● **TASK TO COMPLETE**
Write out again exactly the lines from the one containing "Clone this chart in D3.js." through the one containing "const y = d3.scaleLinear().domain([40, 100]).range([B, T]);", both included, and omit the pictures.
►
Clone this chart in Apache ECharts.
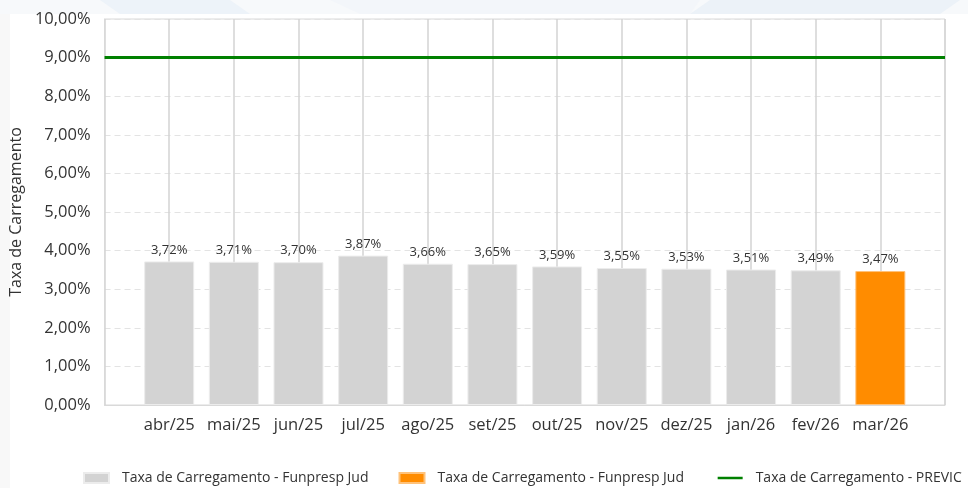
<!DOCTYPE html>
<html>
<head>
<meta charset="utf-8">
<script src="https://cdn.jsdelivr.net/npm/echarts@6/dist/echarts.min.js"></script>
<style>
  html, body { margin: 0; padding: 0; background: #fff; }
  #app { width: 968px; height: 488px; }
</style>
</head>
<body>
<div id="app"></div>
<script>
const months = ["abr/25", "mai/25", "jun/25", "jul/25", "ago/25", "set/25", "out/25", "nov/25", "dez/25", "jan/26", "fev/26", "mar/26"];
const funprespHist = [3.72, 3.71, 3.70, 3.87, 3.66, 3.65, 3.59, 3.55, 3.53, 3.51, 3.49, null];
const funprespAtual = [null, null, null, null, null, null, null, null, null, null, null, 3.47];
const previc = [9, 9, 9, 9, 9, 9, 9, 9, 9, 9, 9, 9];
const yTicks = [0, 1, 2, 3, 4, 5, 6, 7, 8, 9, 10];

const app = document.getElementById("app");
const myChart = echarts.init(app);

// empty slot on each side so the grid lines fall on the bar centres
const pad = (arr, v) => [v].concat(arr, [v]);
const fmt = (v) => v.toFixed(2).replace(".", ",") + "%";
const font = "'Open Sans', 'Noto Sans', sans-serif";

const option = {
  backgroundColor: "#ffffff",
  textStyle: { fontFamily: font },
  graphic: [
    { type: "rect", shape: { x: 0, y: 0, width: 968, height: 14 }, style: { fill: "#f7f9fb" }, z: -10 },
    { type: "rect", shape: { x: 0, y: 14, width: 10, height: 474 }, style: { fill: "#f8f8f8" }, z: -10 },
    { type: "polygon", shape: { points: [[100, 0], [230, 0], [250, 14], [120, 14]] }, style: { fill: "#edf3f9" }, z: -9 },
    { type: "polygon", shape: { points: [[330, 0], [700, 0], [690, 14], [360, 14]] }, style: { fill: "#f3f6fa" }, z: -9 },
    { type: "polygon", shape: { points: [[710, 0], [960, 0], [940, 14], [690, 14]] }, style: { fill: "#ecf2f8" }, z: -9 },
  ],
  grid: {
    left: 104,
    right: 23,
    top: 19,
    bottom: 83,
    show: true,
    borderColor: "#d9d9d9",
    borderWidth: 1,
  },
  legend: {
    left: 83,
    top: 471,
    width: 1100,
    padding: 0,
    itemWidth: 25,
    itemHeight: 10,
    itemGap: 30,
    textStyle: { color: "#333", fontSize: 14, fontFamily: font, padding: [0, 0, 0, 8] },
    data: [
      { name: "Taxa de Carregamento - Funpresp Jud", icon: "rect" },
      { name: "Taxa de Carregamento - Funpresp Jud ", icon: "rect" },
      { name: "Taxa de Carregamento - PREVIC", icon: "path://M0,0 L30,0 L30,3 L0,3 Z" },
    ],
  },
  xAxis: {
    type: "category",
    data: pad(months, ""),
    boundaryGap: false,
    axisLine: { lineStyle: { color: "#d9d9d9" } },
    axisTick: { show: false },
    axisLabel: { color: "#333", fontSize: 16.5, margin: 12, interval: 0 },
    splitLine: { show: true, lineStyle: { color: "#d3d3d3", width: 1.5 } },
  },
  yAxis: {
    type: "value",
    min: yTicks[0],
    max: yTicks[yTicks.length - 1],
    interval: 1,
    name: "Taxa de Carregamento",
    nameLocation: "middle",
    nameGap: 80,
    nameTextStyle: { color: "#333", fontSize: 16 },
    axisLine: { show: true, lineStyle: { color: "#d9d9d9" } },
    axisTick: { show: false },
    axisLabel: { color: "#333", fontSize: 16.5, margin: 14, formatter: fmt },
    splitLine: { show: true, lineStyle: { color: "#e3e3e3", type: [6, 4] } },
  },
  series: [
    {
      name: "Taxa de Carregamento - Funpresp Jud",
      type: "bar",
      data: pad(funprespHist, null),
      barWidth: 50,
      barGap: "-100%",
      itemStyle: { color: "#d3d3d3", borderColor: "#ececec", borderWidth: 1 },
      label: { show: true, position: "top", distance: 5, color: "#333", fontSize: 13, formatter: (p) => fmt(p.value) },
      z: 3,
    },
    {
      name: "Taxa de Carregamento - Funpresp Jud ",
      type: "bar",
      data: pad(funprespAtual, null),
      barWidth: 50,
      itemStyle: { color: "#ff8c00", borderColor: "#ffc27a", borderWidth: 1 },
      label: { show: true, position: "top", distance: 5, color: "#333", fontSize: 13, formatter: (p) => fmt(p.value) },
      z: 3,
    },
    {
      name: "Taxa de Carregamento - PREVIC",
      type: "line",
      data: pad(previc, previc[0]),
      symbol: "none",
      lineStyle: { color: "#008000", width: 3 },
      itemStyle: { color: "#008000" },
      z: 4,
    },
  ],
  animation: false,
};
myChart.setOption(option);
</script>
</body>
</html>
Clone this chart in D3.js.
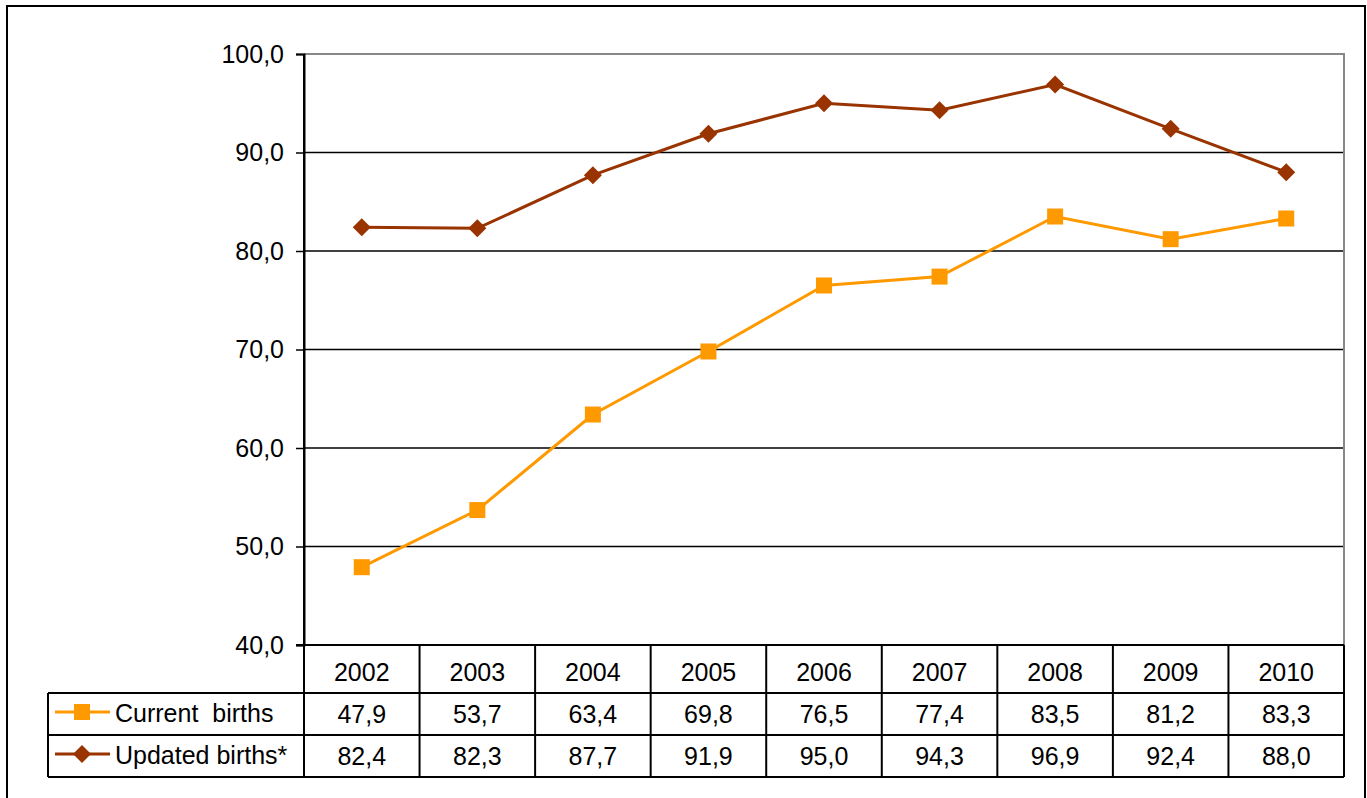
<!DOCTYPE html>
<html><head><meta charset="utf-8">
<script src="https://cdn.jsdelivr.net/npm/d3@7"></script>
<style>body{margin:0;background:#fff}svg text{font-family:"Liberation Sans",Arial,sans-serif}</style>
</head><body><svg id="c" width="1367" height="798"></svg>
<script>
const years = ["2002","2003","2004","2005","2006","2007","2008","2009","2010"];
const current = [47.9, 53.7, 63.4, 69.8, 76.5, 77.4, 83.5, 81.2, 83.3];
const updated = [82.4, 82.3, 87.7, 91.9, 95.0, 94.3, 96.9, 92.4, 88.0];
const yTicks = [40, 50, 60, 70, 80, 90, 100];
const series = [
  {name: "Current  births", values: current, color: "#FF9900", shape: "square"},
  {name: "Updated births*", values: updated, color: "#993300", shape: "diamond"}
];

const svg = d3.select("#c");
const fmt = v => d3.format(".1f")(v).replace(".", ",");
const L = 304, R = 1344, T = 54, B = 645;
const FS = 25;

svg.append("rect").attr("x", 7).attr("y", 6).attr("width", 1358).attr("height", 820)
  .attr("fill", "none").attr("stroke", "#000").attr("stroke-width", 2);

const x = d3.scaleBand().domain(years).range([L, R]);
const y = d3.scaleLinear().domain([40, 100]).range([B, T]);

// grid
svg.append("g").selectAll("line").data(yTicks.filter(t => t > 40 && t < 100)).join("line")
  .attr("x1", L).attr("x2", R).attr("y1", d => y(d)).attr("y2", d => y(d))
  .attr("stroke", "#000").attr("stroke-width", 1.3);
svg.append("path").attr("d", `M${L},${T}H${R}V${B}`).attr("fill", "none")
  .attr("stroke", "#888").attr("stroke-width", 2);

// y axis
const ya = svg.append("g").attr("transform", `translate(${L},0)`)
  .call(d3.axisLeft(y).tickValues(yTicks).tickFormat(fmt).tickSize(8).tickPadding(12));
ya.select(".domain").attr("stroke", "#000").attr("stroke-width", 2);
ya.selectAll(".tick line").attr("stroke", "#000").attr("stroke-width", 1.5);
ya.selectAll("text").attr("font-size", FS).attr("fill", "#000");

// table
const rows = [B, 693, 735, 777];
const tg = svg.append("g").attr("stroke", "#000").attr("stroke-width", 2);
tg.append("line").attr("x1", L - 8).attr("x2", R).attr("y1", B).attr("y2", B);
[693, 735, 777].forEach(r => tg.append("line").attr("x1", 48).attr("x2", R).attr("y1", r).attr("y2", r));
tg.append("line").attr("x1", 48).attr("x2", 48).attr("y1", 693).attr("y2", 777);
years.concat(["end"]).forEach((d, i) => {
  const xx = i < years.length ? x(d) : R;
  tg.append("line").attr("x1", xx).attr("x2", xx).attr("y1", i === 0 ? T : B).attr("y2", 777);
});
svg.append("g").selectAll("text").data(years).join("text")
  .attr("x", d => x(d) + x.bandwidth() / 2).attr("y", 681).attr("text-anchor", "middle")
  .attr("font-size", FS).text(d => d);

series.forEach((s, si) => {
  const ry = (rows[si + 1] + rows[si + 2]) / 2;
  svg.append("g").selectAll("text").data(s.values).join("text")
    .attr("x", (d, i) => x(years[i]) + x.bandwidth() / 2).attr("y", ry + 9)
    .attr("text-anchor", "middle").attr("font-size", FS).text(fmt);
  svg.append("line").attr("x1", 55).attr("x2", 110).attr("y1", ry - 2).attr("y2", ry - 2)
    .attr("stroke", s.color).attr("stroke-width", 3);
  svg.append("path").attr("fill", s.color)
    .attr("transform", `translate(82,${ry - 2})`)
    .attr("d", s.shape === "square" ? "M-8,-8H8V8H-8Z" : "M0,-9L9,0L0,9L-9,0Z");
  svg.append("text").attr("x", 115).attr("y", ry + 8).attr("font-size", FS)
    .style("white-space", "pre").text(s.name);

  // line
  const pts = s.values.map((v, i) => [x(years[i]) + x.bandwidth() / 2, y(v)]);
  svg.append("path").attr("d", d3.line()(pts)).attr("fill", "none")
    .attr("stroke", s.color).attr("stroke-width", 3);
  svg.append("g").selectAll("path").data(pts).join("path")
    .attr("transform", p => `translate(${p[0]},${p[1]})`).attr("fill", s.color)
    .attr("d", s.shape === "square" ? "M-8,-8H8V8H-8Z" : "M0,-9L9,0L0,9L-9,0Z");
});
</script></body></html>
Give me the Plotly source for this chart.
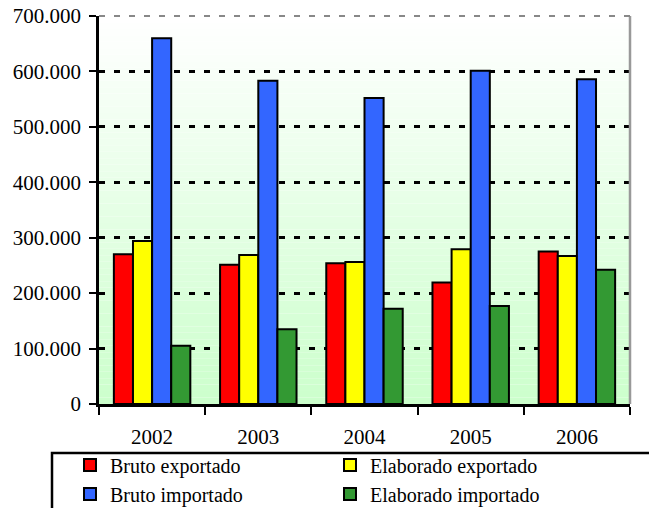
◄
● **OUTPUT FOR THIS EXERCISE**
Clone this chart in D3.js.
<!DOCTYPE html>
<html><head><meta charset="utf-8">
<script src="https://cdn.jsdelivr.net/npm/d3@7"></script>
<style>body{margin:0;background:#fff}svg text{font-family:"Liberation Sans",Arial,sans-serif}</style>
</head><body><svg id="c" width="1367" height="798"></svg>
<script>
const years = ["2002","2003","2004","2005","2006","2007","2008","2009","2010"];
const current = [47.9, 53.7, 63.4, 69.8, 76.5, 77.4, 83.5, 81.2, 83.3];
const updated = [82.4, 82.3, 87.7, 91.9, 95.0, 94.3, 96.9, 92.4, 88.0];
const yTicks = [40, 50, 60, 70, 80, 90, 100];
const series = [
  {name: "Current  births", values: current, color: "#FF9900", shape: "square"},
  {name: "Updated births*", values: updated, color: "#993300", shape: "diamond"}
];

const svg = d3.select("#c");
const fmt = v => d3.format(".1f")(v).replace(".", ",");
const L = 304, R = 1344, T = 54, B = 645;
const FS = 25;

svg.append("rect").attr("x", 7).attr("y", 6).attr("width", 1358).attr("height", 820)
  .attr("fill", "none").attr("stroke", "#000").attr("stroke-width", 2);

const x = d3.scaleBand().domain(years).range([L, R]);
const y = d3.scaleLinear().domain([40, 100]).range([B, T]);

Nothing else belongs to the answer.